“My premise was simply to identify a train and let it go,” explains author and illustrator Donald Crews. “I had to constantly fight against showing or saying more than that.”

It’s a good job, as Freight Train is a triumph of simplicity. Starting with an empty track, Crews introduces each carriage, one by one, moving progressively along the colour spectrum: a red guard’s van, an orange petrol tanker, a yellow grain hopper… However, what ensues is almost cinematic. The next page zooms out to show all the carriages together, headed up by a black engine, with steam billowing out across the white space of the page. Page by page, the train accelerates, going through tunnels, by cities and over bridges, the solid blocks of colour that make up its carriages blurring and merging together. There can be no simpler way of introducing children to the interaction between colours.
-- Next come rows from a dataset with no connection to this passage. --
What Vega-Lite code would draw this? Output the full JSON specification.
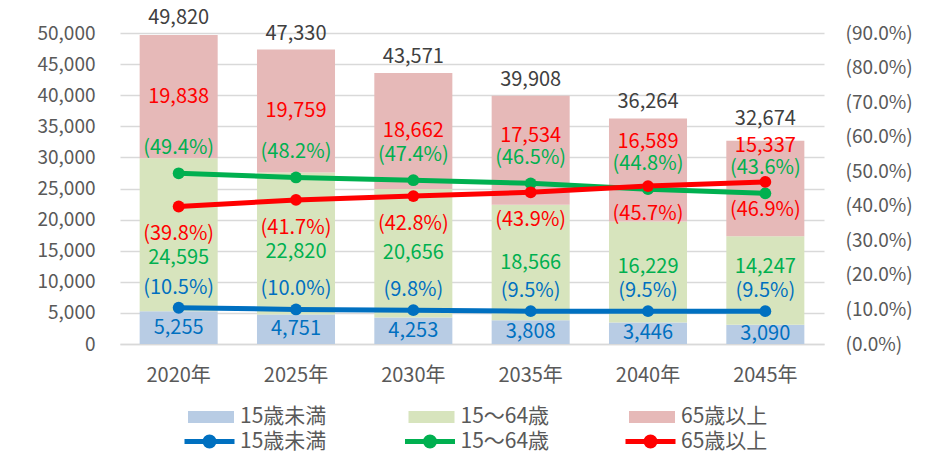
{
  "$schema": "https://vega.github.io/schema/vega-lite/v6.json",
  "width": 704,
  "height": 311,
  "autosize": {"type": "none"},
  "padding": {"left": 120, "top": 33, "right": 117, "bottom": 113},
  "background": "white",
  "config": {
    "font": "Noto Sans CJK JP",
    "view": {"stroke": null},
    "legend": {"padding": 0}
  },
  "datasets": {
    "pop": [
      {"year": "2020年", "group": "15歳未満", "order": 1, "value": 5255, "pct": 0.105},
      {"year": "2020年", "group": "15〜64歳", "order": 2, "value": 24595, "pct": 0.494},
      {"year": "2020年", "group": "65歳以上", "order": 3, "value": 19838, "pct": 0.398},
      {"year": "2025年", "group": "15歳未満", "order": 1, "value": 4751, "pct": 0.100},
      {"year": "2025年", "group": "15〜64歳", "order": 2, "value": 22820, "pct": 0.482},
      {"year": "2025年", "group": "65歳以上", "order": 3, "value": 19759, "pct": 0.417},
      {"year": "2030年", "group": "15歳未満", "order": 1, "value": 4253, "pct": 0.098},
      {"year": "2030年", "group": "15〜64歳", "order": 2, "value": 20656, "pct": 0.474},
      {"year": "2030年", "group": "65歳以上", "order": 3, "value": 18662, "pct": 0.428},
      {"year": "2035年", "group": "15歳未満", "order": 1, "value": 3808, "pct": 0.095},
      {"year": "2035年", "group": "15〜64歳", "order": 2, "value": 18566, "pct": 0.465},
      {"year": "2035年", "group": "65歳以上", "order": 3, "value": 17534, "pct": 0.439},
      {"year": "2040年", "group": "15歳未満", "order": 1, "value": 3446, "pct": 0.095},
      {"year": "2040年", "group": "15〜64歳", "order": 2, "value": 16229, "pct": 0.448},
      {"year": "2040年", "group": "65歳以上", "order": 3, "value": 16589, "pct": 0.457},
      {"year": "2045年", "group": "15歳未満", "order": 1, "value": 3090, "pct": 0.095},
      {"year": "2045年", "group": "15〜64歳", "order": 2, "value": 14247, "pct": 0.436},
      {"year": "2045年", "group": "65歳以上", "order": 3, "value": 15337, "pct": 0.469}
    ],
    "tot": [
      {"year": "2020年", "total": 49820},
      {"year": "2025年", "total": 47330},
      {"year": "2030年", "total": 43571},
      {"year": "2035年", "total": 39908},
      {"year": "2040年", "total": 36264},
      {"year": "2045年", "total": 32674}
    ]
  },
  "resolve": {"scale": {"y": "independent", "color": "independent"}},
  "layer": [
    {
      "encoding": {
        "x": {
          "field": "year", "type": "nominal",
          "scale": {"domain": ["2020年", "2025年", "2030年", "2035年", "2040年", "2045年"], "paddingInner": 0.335, "paddingOuter": 0.1675},
          "axis": {"title": null, "labelAngle": 0, "ticks": false, "tickSize": 0, "domain": true, "domainColor": "#d9d9d9", "domainWidth": 1.5, "labelPadding": 21, "labelFontSize": 20, "labelColor": "#595959", "grid": false}
        }
      },
      "layer": [
        {
          "data": {"name": "pop"},
          "mark": {"type": "bar"},
          "encoding": {
            "y": {
              "field": "value", "type": "quantitative", "stack": "zero",
              "scale": {"domain": [0, 50000]},
              "axis": {"title": null, "values": [0, 5000, 10000, 15000, 20000, 25000, 30000, 35000, 40000, 45000, 50000], "labelExpr": "format(datum.value, ',')", "labelOverlap": false, "labelBound": false, "grid": true, "gridColor": "#d9d9d9", "gridWidth": 1.5, "domain": false, "ticks": false, "tickSize": 0, "labelPadding": 25, "labelFontSize": 19, "labelColor": "#595959"}
            },
            "order": {"field": "order", "type": "quantitative"},
            "color": {
              "field": "group", "type": "nominal",
              "scale": {"domain": ["15歳未満", "15〜64歳", "65歳以上"], "range": ["#b8cce4", "#d7e4bd", "#e6b9b8"]},
              "legend": {"title": null, "orient": "none", "legendX": 68, "legendY": 361, "direction": "horizontal", "columns": 3, "gridAlign": "all", "columnPadding": 79.5, "symbolType": "M-1,-0.26H1V0.26H-1Z", "symbolSize": 2116, "symbolStrokeWidth": 0, "labelOffset": 6, "labelFontSize": 21, "labelColor": "#595959", "labelLimit": 300}
            }
          }
        },
        {
          "data": {"name": "pop"},
          "transform": [
            {"stack": "value", "groupby": ["year"], "sort": [{"field": "order", "order": "ascending"}], "as": ["v0", "v1"]},
            {"calculate": "datum.group == '15〜64歳' ? datum.pct : 0", "as": "gp"},
            {"calculate": "datum.group == '65歳以上' ? datum.pct : 0", "as": "rp"},
            {"calculate": "datum.group == '15歳未満' ? datum.pct : 0", "as": "bp"},
            {"joinaggregate": [
              {"op": "max", "field": "gp", "as": "greenPct"},
              {"op": "max", "field": "rp", "as": "redPct"},
              {"op": "max", "field": "bp", "as": "bluePct"}
            ], "groupby": ["year"]},
            {"calculate": "(datum.v0 + datum.v1) / 2", "as": "mid"},
            {"calculate": "datum.group == '65歳以上' ? max(datum.mid, datum.greenPct * 50000 / 0.9 + 7556) : (datum.group == '15〜64歳' ? max(min(datum.mid, datum.redPct * 50000 / 0.9 - 8360), datum.bluePct * 50000 / 0.9 + 7073) : datum.mid)", "as": "labelPos"},
            {"lookup": "year", "from": {"data": {"name": "tot"}, "key": "year", "fields": ["total"]}},
            {"calculate": "max(datum.total + 2572, datum.labelPos + 4341)", "as": "totalPos"}
          ],
          "layer": [
            {
              "mark": {"type": "text", "fontSize": 20, "baseline": "middle"},
              "encoding": {
                "y": {
                  "field": "labelPos", "type": "quantitative", "scale": {"domain": [0, 50000]},
                  "axis": {"title": null, "values": [0, 5000, 10000, 15000, 20000, 25000, 30000, 35000, 40000, 45000, 50000], "labelExpr": "format(datum.value, ',')", "labelOverlap": false, "labelBound": false, "grid": true, "gridColor": "#d9d9d9", "gridWidth": 1.5, "domain": false, "ticks": false, "tickSize": 0, "labelPadding": 25, "labelFontSize": 19, "labelColor": "#595959"}
                },
                "text": {"field": "value", "type": "quantitative", "format": ","},
                "fill": {
                  "field": "group", "type": "nominal",
                  "scale": {"domain": ["15歳未満", "15〜64歳", "65歳以上"], "range": ["#0070c0", "#00b050", "#ff0000"]},
                  "legend": null
                }
              }
            },
            {
              "transform": [{"filter": "datum.group == '65歳以上'"}],
              "mark": {"type": "text", "fontSize": 20, "baseline": "middle", "color": "#404040"},
              "encoding": {
                "y": {
                  "field": "totalPos", "type": "quantitative", "scale": {"domain": [0, 50000]},
                  "axis": {"title": null, "values": [0, 5000, 10000, 15000, 20000, 25000, 30000, 35000, 40000, 45000, 50000], "labelExpr": "format(datum.value, ',')", "labelOverlap": false, "labelBound": false, "grid": true, "gridColor": "#d9d9d9", "gridWidth": 1.5, "domain": false, "ticks": false, "tickSize": 0, "labelPadding": 25, "labelFontSize": 19, "labelColor": "#595959"}
                },
                "text": {"field": "total", "type": "quantitative", "format": ","}
              }
            }
          ]
        }
      ]
    },
    {
      "data": {"name": "pop"},
      "transform": [
        {"calculate": "'(' + format(datum.pct, '.1%') + ')'", "as": "pctLabel"}
      ],
      "encoding": {
        "x": {"field": "year", "type": "nominal"},
        "y": {
          "field": "pct", "type": "quantitative",
          "scale": {"domain": [0, 0.9]},
          "axis": {"orient": "right", "title": null, "values": [0, 0.1, 0.2, 0.3, 0.4, 0.5, 0.6, 0.7, 0.8, 0.9], "labelExpr": "'(' + format(datum.value, '.1%') + ')'", "labelOverlap": false, "labelBound": false, "grid": false, "domain": false, "ticks": false, "tickSize": 0, "labelPadding": 21, "labelFontSize": 19, "labelColor": "#595959"}
        }
      },
      "layer": [
        {
          "mark": {"type": "line", "strokeWidth": 5},
          "encoding": {
            "color": {
              "field": "group", "type": "nominal",
              "scale": {"domain": ["15歳未満", "15〜64歳", "65歳以上"], "range": ["#0070c0", "#00b050", "#ff0000"]},
              "legend": {"title": null, "orient": "none", "legendX": 62, "legendY": 381, "direction": "horizontal", "columns": 3, "gridAlign": "all", "columnPadding": 65.5, "symbolType": "M-1,0H1M0.18,0A0.18,0.18,0,1,1,-0.18,0A0.18,0.18,0,1,1,0.18,0M0.08,0A0.08,0.08,0,1,1,-0.08,0A0.08,0.08,0,1,1,0.08,0", "symbolSize": 2500, "symbolStrokeWidth": 5, "labelOffset": 3, "labelFontSize": 21, "labelColor": "#595959", "labelLimit": 300}
            }
          }
        },
        {
          "mark": {"type": "point", "filled": true, "size": 140, "opacity": 1},
          "encoding": {
            "color": {
              "field": "group", "type": "nominal",
              "scale": {"domain": ["15歳未満", "15〜64歳", "65歳以上"], "range": ["#0070c0", "#00b050", "#ff0000"]},
              "legend": {"title": null, "orient": "none", "legendX": 62, "legendY": 381, "direction": "horizontal", "columns": 3, "gridAlign": "all", "columnPadding": 65.5, "symbolType": "M-1,0H1M0.18,0A0.18,0.18,0,1,1,-0.18,0A0.18,0.18,0,1,1,0.18,0M0.08,0A0.08,0.08,0,1,1,-0.08,0A0.08,0.08,0,1,1,0.08,0", "symbolSize": 2500, "symbolStrokeWidth": 5, "labelOffset": 3, "labelFontSize": 21, "labelColor": "#595959", "labelLimit": 300}
            }
          }
        },
        {
          "transform": [{"filter": "datum.group == '15〜64歳'"}],
          "mark": {"type": "text", "fontSize": 20, "baseline": "middle", "dy": -25, "color": "#00b050"},
          "encoding": {"text": {"field": "pctLabel", "type": "nominal"}}
        },
        {
          "transform": [{"filter": "datum.group == '65歳以上'"}],
          "mark": {"type": "text", "fontSize": 20, "baseline": "middle", "dy": 28, "color": "#ff0000"},
          "encoding": {"text": {"field": "pctLabel", "type": "nominal"}}
        },
        {
          "transform": [{"filter": "datum.group == '15歳未満'"}],
          "mark": {"type": "text", "fontSize": 20, "baseline": "middle", "dy": -20, "color": "#0070c0"},
          "encoding": {"text": {"field": "pctLabel", "type": "nominal"}}
        }
      ]
    }
  ]
}
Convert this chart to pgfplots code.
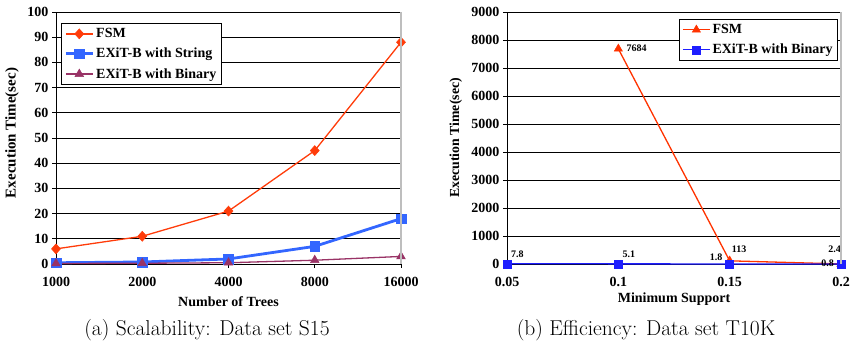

First published in 1978, as an introduction to colour, this classic remains unbeaten: subtlety didactic and pleasing to the eye of child and adult alike, it is a glorious celebration of all the most basic and most sophisticated uses of colour.

Illustrator Hailing from New Jersey, USA, Donald Crews has authored and illustrated a plethora of picturebooks, including the abstract alphabet classic We Read: A–Z, which he published after a brief spell in the US military in Germany. Transportation is a major theme of his work, with titles such as Flying, Sail Away, Schoolbus, Truck and Freight Train – for which he won the 1979 Caldecott Medal.